SolrCloud Autoscaling Trigger Actions

Autoscaling is deprecated

The autoscaling framework in its current form is deprecated and will be removed in Solr 9.0.

A new design for this feature is currently under development in SOLR-14613 with a goal for release with Solr 9.0.

TriggerAction implementations process events generated by triggers in order to ensure the cluster’s health and good use of resources.

Currently two implementations are provided: ComputePlanAction and ExecutePlanAction.

Compute Plan Action

The ComputePlanAction uses the policy and preferences to calculate the optimal set of Collection API commands which can re-balance the cluster in response to trigger events.

The following parameters are configurable:

collections

A comma-separated list of collection names, or a selector on collection properties that can be used to filter collections for which the plan is computed.

If a non-empty list or selector is specified then the computed operations will only calculate collection operations that affect matched collections and ignore any other collection operations for collections not listed here. This does not affect non-collection operations.

A collection selector is of the form collections: {key1: value1, key2: value2, …​} where the key can be any collection property such as name, policy, numShards, etc. The value must match exactly and all specified properties must match for a collection to match.

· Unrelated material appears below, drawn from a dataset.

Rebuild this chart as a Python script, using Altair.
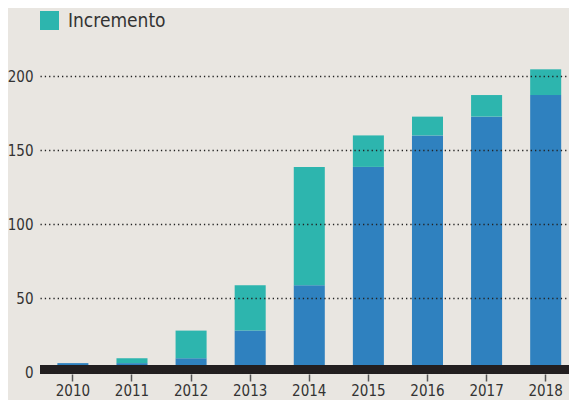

A collection selector is useful in a cluster where collections are added and removed frequently and where selecting only collections that use a specific autoscaling policy is useful.

Example configurations:

{
 "set-trigger" : {
  "name" : "node_added_trigger",
  "event" : "nodeAdded",
  "waitFor" : "1s",
  "enabled" : true,
  "actions" : [
   {
    "name" : "compute_plan",
    "class" : "solr.ComputePlanAction",
    "collections" : "test1,test2"
   },
   {
    "name" : "execute_plan",
    "class" : "solr.ExecutePlanAction"
   }
  ]
 }
}

In this example only collections test1 and test2 will be potentially replicated / moved to an added node, other collections will be ignored even if they cause policy violations.

{
 "set-trigger" : {
  "name" : "node_added_trigger",
  "event" : "nodeAdded",
  "waitFor" : "1s",
  "enabled" : true,
  "actions" : [
   {
    "name" : "compute_plan",
    "class" : "solr.ComputePlanAction",
    "collections" : {"policy": "my_policy"}
   },
   {
    "name" : "execute_plan",
    "class" : "solr.ExecutePlanAction"
   }
  ]
 }
}

In this example only collections which use the my_policy as their autoscaling policy will be potentially replicated / moved to an added node, other collections will be ignored even if they cause policy violations.

{
 "set-trigger" : {
  "name" : "node_added_trigger",
  "event" : "nodeAdded",
  "waitFor" : "1s",
  "enabled" : true,
  "actions" : [
   {
    "name" : "compute_plan",
    "class" : "solr.ComputePlanAction",
    "collections" : {"policy": "my_policy", "numShards" :  "4"}
   },
   {
    "name" : "execute_plan",
    "class" : "solr.ExecutePlanAction"
   }
  ]
 }
}

In this example only collections which use the my_policy as their autoscaling policy and that have numShards equal to 4 will be potentially replicated / moved to an added node, other collections will be ignored even if they cause policy violations.

Execute Plan Action

The ExecutePlanAction executes the Collection API commands emitted by the ComputePlanAction against the cluster using SolrJ. It executes the commands serially, waiting for each of them to succeed before continuing with the next one.

Currently, it has the following configurable parameters:

taskTimeoutSeconds
Default value of this parameter is 120 seconds. This value defines how long the action will wait for a command to complete its execution. If a timeout is reached while the command is still running then the command status is provisionally considered a success but a warning is logged, unless taskTimeoutFail is set to true.
taskTimeoutFail
Boolean with a default value of false. If this value is true then a timeout in command processing will be marked as failure and an exception will be thrown.

If the Overseer node fails while ExecutePlanAction is running, then the new Overseer node will run the chain of actions for the same event again after waiting for any running Collection API operations belonging to the event to complete.

Please see SolrCloud Autoscaling Fault Tolerance for more details on fault tolerance within the autoscaling framework.